* **EXERCISE DIRECTIONS**
Starting with the first line of the data below, copy each line up to and including the one containing "const raciseMinHigh = [7.962, 6.866, 5.967];". Pictures stay out.

* **DATA**

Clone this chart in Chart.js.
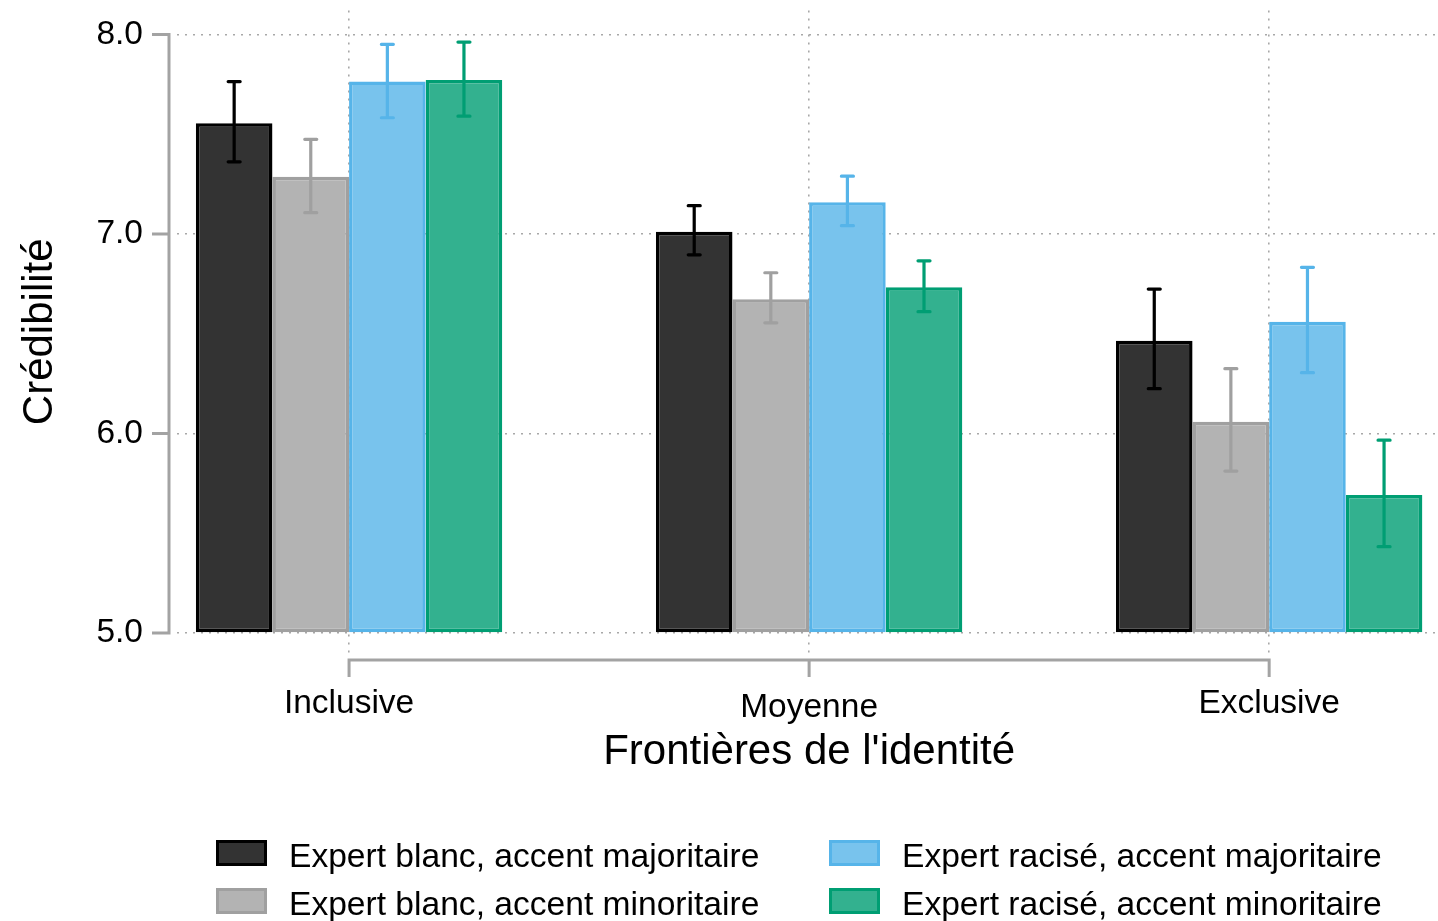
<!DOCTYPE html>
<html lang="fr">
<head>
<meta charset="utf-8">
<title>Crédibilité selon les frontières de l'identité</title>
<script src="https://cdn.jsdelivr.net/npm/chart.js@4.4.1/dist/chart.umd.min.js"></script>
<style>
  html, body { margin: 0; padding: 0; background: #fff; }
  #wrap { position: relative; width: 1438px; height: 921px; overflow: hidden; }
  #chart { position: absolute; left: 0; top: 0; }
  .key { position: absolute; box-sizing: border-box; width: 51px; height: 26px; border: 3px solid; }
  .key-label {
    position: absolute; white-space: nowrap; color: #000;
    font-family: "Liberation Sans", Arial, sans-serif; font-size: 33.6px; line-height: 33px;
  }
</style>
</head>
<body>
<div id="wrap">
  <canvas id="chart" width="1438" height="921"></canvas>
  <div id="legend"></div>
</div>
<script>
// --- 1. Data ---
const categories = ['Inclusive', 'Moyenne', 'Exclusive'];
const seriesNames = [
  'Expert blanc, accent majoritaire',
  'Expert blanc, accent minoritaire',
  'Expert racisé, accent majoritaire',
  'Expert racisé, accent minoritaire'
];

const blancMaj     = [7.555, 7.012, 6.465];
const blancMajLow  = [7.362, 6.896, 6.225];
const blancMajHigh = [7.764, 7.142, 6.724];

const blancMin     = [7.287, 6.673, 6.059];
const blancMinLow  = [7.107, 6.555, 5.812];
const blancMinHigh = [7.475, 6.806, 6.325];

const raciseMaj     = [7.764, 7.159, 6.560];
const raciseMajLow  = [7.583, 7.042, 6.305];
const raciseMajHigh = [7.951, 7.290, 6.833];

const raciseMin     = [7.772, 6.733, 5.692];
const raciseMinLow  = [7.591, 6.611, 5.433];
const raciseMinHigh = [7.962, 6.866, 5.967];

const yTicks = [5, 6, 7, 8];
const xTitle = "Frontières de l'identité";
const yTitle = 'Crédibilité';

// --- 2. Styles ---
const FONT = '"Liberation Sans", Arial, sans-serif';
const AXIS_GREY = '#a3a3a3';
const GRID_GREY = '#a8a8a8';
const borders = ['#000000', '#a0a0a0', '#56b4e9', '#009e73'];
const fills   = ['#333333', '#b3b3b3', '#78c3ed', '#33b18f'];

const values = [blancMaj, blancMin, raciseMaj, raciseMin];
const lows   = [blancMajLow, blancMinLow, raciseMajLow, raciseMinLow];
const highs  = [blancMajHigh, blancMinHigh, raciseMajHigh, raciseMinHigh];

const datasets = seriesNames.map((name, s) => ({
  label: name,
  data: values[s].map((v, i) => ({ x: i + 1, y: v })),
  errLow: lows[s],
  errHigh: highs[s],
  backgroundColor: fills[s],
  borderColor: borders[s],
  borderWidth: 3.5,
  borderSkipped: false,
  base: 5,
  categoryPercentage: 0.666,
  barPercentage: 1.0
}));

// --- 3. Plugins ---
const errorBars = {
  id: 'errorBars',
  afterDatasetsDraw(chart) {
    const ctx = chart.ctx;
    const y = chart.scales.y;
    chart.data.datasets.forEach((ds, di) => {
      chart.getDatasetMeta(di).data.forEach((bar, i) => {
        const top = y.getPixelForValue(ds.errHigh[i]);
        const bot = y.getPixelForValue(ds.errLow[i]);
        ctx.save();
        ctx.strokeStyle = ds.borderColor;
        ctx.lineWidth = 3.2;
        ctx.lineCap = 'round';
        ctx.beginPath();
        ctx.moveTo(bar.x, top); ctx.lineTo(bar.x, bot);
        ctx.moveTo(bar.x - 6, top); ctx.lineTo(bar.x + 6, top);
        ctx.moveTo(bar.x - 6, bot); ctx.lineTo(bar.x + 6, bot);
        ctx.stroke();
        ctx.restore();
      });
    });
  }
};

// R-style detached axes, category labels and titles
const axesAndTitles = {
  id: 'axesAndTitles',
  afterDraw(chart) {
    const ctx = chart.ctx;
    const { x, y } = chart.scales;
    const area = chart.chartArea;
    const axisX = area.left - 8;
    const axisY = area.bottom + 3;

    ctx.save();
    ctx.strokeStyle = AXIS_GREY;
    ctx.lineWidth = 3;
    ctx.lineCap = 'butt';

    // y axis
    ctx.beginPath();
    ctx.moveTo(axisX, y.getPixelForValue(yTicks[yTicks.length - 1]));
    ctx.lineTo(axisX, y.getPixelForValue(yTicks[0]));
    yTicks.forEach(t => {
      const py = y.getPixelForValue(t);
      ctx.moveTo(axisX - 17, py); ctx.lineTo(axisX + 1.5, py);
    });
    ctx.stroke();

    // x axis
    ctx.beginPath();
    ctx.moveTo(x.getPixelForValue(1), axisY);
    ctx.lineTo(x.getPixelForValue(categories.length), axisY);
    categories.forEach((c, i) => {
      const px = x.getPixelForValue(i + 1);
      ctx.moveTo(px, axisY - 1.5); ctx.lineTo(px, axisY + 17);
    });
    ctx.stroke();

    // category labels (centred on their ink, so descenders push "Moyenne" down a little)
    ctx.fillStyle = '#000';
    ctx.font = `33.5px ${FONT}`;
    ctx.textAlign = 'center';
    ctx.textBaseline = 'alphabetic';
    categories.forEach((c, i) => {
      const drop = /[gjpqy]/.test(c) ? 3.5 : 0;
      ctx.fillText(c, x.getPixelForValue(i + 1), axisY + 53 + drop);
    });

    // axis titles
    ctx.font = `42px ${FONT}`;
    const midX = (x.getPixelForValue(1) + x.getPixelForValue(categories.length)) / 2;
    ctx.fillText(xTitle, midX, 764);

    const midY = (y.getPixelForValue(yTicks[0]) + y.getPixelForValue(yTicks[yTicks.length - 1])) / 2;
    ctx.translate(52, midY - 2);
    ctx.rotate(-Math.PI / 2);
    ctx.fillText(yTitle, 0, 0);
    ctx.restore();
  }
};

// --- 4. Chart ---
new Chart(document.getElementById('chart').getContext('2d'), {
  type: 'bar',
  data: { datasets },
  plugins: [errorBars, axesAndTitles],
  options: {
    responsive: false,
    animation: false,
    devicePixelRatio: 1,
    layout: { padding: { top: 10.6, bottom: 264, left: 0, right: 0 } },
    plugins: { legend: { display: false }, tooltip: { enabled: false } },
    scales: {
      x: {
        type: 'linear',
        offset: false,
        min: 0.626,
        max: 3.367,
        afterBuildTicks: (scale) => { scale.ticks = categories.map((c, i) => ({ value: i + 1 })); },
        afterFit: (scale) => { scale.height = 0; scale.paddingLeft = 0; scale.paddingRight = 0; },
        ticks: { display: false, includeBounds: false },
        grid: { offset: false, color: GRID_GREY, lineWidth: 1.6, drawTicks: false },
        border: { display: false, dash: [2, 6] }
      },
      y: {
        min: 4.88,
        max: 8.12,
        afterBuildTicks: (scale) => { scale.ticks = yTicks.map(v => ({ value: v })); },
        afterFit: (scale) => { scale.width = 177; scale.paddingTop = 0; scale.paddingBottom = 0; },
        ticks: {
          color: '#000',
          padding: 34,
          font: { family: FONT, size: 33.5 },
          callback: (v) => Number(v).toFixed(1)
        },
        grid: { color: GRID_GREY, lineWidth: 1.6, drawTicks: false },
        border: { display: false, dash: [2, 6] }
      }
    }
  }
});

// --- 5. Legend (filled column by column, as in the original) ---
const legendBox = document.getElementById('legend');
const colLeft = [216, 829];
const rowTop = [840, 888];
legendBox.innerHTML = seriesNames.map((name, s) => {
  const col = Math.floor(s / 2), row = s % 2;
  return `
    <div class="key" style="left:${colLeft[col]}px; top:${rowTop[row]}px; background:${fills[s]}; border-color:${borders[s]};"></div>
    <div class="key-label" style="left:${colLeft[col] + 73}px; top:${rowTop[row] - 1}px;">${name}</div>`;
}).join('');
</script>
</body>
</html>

* **CORRECT RESPONSE**
Clone this chart in Chart.js.
<!DOCTYPE html>
<html lang="fr">
<head>
<meta charset="utf-8">
<title>Crédibilité selon les frontières de l'identité</title>
<script src="https://cdn.jsdelivr.net/npm/chart.js@4.4.1/dist/chart.umd.min.js"></script>
<style>
  html, body { margin: 0; padding: 0; background: #fff; }
  #wrap { position: relative; width: 1438px; height: 921px; overflow: hidden; }
  #chart { position: absolute; left: 0; top: 0; }
  .key { position: absolute; box-sizing: border-box; width: 51px; height: 26px; border: 3px solid; }
  .key-label {
    position: absolute; white-space: nowrap; color: #000;
    font-family: "Liberation Sans", Arial, sans-serif; font-size: 33.6px; line-height: 33px;
  }
</style>
</head>
<body>
<div id="wrap">
  <canvas id="chart" width="1438" height="921"></canvas>
  <div id="legend"></div>
</div>
<script>
// --- 1. Data ---
const categories = ['Inclusive', 'Moyenne', 'Exclusive'];
const seriesNames = [
  'Expert blanc, accent majoritaire',
  'Expert blanc, accent minoritaire',
  'Expert racisé, accent majoritaire',
  'Expert racisé, accent minoritaire'
];

const blancMaj     = [7.555, 7.012, 6.465];
const blancMajLow  = [7.362, 6.896, 6.225];
const blancMajHigh = [7.764, 7.142, 6.724];

const blancMin     = [7.287, 6.673, 6.059];
const blancMinLow  = [7.107, 6.555, 5.812];
const blancMinHigh = [7.475, 6.806, 6.325];

const raciseMaj     = [7.764, 7.159, 6.560];
const raciseMajLow  = [7.583, 7.042, 6.305];
const raciseMajHigh = [7.951, 7.290, 6.833];

const raciseMin     = [7.772, 6.733, 5.692];
const raciseMinLow  = [7.591, 6.611, 5.433];
const raciseMinHigh = [7.962, 6.866, 5.967];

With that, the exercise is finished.